Чтобы избегнуть "скучных" вопросов о том, за кого фильм, за белых или за красных, Урсуляк решил создать "детектив без идеологии", этакое похождение советского Фандорина. Но в итоге оказался в ловушке: очистив фильм от "морали", сосредоточившись на стрельбе и погоне, он "потерял" материал. Сюжет перестал работать, потому что неясна мотивация героев. А без четкого ее понимания создать убедительное кино на патриотическую тему невозможно. Герои Семенова всегда существуют в ситуации противостояния — "свои и чужие", "враги против наших". Условно говоря, без любви к родине и ненависти к врагам ни Штирлиц, ни Исаев невозможны. Иначе просто непонятно, почему этот тонкий, интеллигентный Исаев (образ, которым так гордятся до сих пор чекисты) воюет на стороне большевиков, при том что его враги, белогвардейцы, выглядят гораздо благороднее, чем коллеги-чекисты.

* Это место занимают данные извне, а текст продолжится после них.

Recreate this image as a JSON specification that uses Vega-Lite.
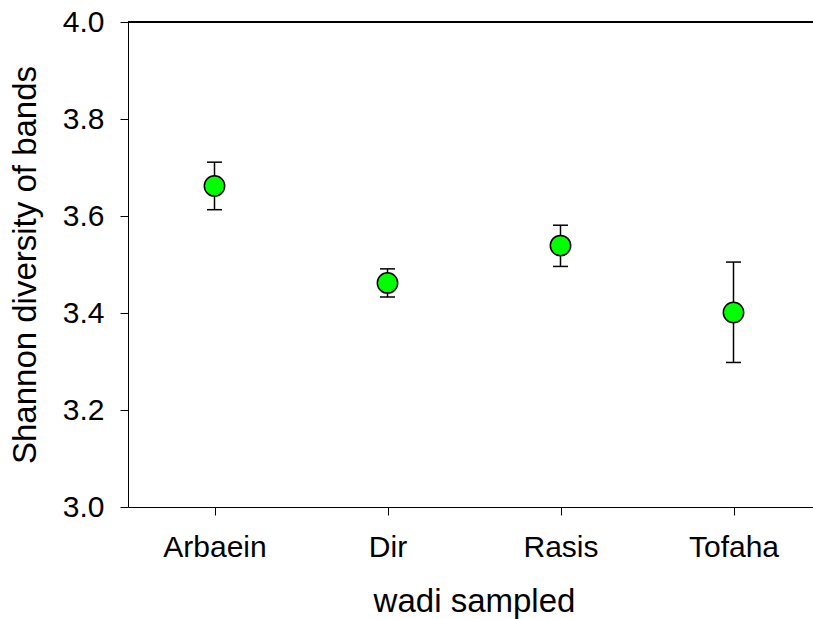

Урсуляк не скрывает (и в ряде интервью говорит об этом), что симпатизирует "белым". Симпатия не столько отражает авторскую позицию, сколько внутренний хаос и раздрай, которые живут в сознании всего общества. Симбиоз двуглавого орла и гимна СССР, "красные" являются продолжателями "белого дела", современная Россия — наследница одновременно и СССР, и Российской империи. "Исаев" вполне в духе времени отражает эту идею современного "многобожия": нам предлагают сочувствовать и графу Воронцову, и интеллигенту Никандрову, и красному разведчику Исаеву. На самом деле, однако, это не примирение, а безволие, нежелание и боязнь сделать выбор. Тем самым зрителя просто отваживают от действительно ключевых, важнейших для общества вопросов, главный из которых — выбор пути, вектор нравственного движения.
Это опять же не только проблема режиссера Урсуляка, это общая беда нашего времени, которое способно создавать высококлассные копии, но, увы, не способно создавать ничего собственного.